This devotional is written by Matt Coombs.


Paul, a prisoner of Christ Jesus, and Timothy our brother,

To Philemon our dear friend and fellow worker – 2 also to Apphia our sister and Archippus our fellow soldier – and to the church that meets in your home:

3 Grace and peace to you from God our Father and the Lord Jesus Christ.

Thanksgiving and prayer
4 I always thank my God as I remember you in my prayers, 5 because I hear about your love for all his holy people and your faith in the Lord Jesus. 6 I pray that your partnership with us in the faith may be effective in deepening your understanding of every good thing we share for the sake of Christ. 7 Your love has given me great joy and encouragement, because you, brother, have refreshed the hearts of the Lord’s people.

Paul’s plea for Onesimus
8 Therefore, although in Christ I could be bold and order you to do what you ought to do, 9 yet I prefer to appeal to you on the basis of love. It is as none other than Paul – an old man and now also a prisoner of Christ Jesus – 10 that I appeal to you for my son Onesimus, who became my son while I was in chains. 11 Formerly he was useless to you, but now he has become useful both to you and to me.

12 I am sending him – who is my very heart – back to you. 13 I would have liked to keep him with me so that he could take your place in helping me while I am in chains for the gospel. 14 But I did not want to do anything without your consent, so that any favour you do would not seem forced but would be voluntary. 15 Perhaps the reason he was separated from you for a little while was that you might have him back for ever – 16 no longer as a slave, but better than a slave, as a dear brother. He is very dear to me but even dearer to you, both as a fellow man and as a brother in the Lord.

17 So if you consider me a partner, welcome him as you would welcome me. 18 If he has done you any wrong or owes you anything, charge it to me. 19 I, Paul, am writing this with my own hand. I will pay it back – not to mention that you owe me your very self. 20 I do wish, brother, that I may have some benefit from you in the Lord; refresh my heart in Christ. 21 Confident of your obedience, I write to you, knowing that you will do even more than I ask.

22 And one thing more: prepare a guest room for me, because I hope to be restored to you in answer to your prayers.

23 Epaphras, my fellow prisoner in Christ Jesus, sends you greetings. 24 And so do Mark, Aristarchus, Demas and Luke, my fellow workers.

25 The grace of the Lord Jesus Christ be with your spirit.


Philemon is one of the shortest books in the bible, with 25 verses and only 355 words. It can also be overlooked. But in my humble opinion, this is a really important New Testament letter that continues to be relevant in every generation.

Philemon is a gentile convert to Christianity living in Colosse. Onesimus is Philemon's slave. But Onesimus has run away, met Paul and has also been converted. So Paul is writing to Philemon who has been financially damaged and had his honour offended (at least in his household) by this situation, and he is asking for forgiveness. Forgiveness for Onesimus who is willing to return, but there is also an implied request for forgiveness for Paul's crime of harbouring a runaway slave too.
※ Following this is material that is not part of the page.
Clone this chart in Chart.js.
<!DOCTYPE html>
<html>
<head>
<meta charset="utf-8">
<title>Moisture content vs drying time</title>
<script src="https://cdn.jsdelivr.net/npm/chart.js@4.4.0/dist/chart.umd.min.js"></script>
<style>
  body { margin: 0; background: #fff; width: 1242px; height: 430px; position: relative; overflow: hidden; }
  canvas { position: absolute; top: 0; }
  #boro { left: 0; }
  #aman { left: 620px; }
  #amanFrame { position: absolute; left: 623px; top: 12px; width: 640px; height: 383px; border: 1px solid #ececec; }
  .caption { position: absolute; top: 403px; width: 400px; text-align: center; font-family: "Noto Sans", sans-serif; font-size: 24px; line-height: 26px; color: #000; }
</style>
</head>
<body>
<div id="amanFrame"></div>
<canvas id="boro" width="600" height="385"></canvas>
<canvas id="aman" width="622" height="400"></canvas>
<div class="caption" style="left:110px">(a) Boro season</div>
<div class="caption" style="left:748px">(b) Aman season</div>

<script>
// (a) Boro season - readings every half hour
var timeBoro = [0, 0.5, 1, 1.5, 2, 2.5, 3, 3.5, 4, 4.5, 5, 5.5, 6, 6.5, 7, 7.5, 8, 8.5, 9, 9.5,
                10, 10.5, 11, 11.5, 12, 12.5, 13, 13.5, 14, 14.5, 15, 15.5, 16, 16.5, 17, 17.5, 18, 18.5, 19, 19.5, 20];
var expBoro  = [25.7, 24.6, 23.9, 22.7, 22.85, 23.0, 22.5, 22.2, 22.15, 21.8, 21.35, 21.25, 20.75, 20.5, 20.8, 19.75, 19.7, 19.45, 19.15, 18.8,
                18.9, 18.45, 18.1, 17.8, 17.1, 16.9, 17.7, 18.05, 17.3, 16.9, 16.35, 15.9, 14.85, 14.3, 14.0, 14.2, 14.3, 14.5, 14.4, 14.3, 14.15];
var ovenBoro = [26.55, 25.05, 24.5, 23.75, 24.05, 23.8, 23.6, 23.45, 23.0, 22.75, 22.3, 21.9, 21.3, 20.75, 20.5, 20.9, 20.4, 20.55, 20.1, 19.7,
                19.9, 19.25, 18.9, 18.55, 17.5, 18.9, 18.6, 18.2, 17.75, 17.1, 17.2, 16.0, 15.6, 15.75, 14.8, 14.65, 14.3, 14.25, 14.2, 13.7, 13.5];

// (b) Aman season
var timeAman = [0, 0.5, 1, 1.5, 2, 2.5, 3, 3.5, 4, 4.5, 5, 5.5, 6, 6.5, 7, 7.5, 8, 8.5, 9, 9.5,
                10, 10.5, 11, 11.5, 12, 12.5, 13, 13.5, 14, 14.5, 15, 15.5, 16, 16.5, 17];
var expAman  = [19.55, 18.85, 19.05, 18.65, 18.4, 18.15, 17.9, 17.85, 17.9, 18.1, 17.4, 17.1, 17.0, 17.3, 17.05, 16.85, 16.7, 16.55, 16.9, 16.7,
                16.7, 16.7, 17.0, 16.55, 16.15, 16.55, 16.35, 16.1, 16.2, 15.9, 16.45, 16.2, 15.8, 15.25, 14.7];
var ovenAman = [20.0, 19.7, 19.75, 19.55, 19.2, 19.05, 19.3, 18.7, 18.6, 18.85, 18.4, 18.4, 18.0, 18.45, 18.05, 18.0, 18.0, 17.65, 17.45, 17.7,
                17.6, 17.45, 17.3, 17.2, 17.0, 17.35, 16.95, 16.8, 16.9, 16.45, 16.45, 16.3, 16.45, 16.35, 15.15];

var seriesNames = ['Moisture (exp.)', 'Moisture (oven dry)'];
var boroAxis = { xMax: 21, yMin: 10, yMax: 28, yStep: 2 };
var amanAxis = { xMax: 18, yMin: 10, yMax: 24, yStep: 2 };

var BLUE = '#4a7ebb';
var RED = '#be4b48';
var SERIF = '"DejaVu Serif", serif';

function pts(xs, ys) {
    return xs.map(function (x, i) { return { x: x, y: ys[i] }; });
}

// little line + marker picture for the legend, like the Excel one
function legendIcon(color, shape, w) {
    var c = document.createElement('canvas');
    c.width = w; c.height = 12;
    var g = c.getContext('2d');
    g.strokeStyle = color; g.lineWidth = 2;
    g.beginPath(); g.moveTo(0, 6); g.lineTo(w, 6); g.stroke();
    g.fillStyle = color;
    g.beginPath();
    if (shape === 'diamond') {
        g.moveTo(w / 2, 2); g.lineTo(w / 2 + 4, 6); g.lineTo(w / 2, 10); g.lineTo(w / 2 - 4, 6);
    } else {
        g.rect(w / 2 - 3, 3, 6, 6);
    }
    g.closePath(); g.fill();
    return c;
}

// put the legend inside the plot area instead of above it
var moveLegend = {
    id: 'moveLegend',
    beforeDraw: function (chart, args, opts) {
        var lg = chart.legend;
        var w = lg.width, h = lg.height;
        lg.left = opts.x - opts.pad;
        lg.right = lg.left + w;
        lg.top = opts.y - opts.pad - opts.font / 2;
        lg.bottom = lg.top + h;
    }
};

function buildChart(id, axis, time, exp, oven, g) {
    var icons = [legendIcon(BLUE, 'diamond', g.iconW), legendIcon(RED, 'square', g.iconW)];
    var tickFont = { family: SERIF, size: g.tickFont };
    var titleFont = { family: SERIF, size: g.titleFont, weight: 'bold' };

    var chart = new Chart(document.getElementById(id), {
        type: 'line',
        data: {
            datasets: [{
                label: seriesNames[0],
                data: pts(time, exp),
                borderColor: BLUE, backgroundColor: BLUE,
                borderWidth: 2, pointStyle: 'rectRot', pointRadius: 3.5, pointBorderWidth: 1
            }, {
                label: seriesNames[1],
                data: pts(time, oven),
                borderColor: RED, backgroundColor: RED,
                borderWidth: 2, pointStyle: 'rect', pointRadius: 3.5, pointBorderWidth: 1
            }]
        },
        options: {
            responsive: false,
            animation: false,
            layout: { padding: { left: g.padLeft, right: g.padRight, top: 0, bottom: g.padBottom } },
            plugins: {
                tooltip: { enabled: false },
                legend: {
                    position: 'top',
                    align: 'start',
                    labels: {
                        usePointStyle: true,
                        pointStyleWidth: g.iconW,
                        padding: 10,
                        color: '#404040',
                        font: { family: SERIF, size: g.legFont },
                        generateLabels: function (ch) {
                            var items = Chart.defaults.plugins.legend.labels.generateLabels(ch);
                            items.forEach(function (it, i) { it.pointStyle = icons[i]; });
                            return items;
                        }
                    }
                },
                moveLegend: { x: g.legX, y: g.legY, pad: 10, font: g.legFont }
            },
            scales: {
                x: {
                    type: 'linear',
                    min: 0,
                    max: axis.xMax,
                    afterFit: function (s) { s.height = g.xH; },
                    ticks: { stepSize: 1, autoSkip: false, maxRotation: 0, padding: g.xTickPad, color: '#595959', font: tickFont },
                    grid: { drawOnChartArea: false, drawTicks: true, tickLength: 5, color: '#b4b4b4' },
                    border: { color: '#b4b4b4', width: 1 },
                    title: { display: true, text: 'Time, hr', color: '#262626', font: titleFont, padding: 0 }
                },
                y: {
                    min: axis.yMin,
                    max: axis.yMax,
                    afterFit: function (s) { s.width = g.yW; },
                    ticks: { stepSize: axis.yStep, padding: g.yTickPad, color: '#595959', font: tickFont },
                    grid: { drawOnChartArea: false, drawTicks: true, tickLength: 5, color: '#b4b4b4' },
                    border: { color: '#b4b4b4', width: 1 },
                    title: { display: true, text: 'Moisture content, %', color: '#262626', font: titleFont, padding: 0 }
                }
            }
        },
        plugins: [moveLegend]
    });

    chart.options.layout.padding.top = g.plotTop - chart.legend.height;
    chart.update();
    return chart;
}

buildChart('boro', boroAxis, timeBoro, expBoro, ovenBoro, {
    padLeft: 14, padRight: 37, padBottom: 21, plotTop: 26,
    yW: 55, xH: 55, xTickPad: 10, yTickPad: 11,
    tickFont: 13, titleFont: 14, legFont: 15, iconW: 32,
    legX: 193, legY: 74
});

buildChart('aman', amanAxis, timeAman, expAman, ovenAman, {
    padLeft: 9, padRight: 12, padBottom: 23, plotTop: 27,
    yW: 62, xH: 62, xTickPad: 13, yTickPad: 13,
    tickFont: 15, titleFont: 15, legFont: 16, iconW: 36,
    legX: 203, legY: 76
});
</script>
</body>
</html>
Slavery in the Greco-Roman world was not based on capture and race, as in North American and European history. Instead, it was more to do with birth and social status. Historians estimate that approximately 1 in 3 people in Italy during the first century, and 1 in 5 across the rest of the Roman empire were slaves. While some slaves were loved members of households, many were not. Some household leaders would crucify one slave to set an example to the others.

Onesimus' return, therefore, is a big deal. This is why Paul's letter is so important in its original context. Philemon could punish Onesimus and any other slaves connected to him. He could make life harder for him. He could lower his status.
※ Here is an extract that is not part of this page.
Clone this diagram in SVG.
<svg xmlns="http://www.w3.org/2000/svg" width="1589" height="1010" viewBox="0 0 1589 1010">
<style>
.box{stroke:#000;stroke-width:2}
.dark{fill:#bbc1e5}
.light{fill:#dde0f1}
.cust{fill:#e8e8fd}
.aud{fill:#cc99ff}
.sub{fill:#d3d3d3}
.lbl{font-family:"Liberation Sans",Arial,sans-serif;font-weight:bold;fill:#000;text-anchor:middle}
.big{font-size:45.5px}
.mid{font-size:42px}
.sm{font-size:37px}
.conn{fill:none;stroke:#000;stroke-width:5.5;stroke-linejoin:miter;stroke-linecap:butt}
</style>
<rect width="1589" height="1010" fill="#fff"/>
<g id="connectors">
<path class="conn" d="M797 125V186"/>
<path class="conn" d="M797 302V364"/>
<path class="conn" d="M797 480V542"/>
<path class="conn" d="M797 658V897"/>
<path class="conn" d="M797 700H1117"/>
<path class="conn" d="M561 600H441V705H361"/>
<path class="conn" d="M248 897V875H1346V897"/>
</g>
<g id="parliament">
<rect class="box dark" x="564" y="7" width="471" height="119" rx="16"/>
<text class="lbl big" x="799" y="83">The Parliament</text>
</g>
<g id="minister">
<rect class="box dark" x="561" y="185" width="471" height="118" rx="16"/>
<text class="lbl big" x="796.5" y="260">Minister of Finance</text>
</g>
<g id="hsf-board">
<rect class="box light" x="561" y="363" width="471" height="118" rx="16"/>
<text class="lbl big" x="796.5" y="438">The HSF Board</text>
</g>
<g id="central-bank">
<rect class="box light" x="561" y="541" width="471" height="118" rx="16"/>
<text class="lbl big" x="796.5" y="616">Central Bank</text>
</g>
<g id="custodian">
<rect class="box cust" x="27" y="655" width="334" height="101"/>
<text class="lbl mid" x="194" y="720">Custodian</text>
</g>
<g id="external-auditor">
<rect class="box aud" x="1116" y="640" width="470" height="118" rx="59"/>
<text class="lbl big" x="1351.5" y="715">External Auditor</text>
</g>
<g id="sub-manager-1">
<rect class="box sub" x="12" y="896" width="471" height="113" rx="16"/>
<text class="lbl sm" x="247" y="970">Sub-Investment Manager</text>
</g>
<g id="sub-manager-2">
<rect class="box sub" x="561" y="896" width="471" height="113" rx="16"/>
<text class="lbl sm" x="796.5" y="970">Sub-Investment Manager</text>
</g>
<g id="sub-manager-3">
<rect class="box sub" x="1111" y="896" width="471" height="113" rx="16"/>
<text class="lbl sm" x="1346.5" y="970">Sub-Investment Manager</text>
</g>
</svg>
But Paul says: Welcome him as you would welcome me. (17)

Paul's desire is reconciliation, forgiveness, restoration. Paul wanted a fresh start, not as a slave and slave owner, but as siblings (16).

There is a perceived hierarchy going on in this letter.

Apostle > Convert > The convert's slave.

Paul is suggesting a new paradigm.

Sibling = Sibling = Sibling.

Three brothers, not three levels of power or hierarchy.

Paul is saying to Philemon, that in Christ you have as much in common with the slave Onesimus as you do with me, the Apostle who converted you, so treat him as you would treat me.

This letter speaks afresh to those of us who call ourselves disciples of Jesus to establish cultures where sibling-ship, not slavery becomes the norm.

This letter challenges us as Christians (particularly Christians with power or privilege) as it did Philemon (who had power and privilege) to put our money where our mouth is. Paul is asking: how Christian are you? How gospel-centred are you willing to be?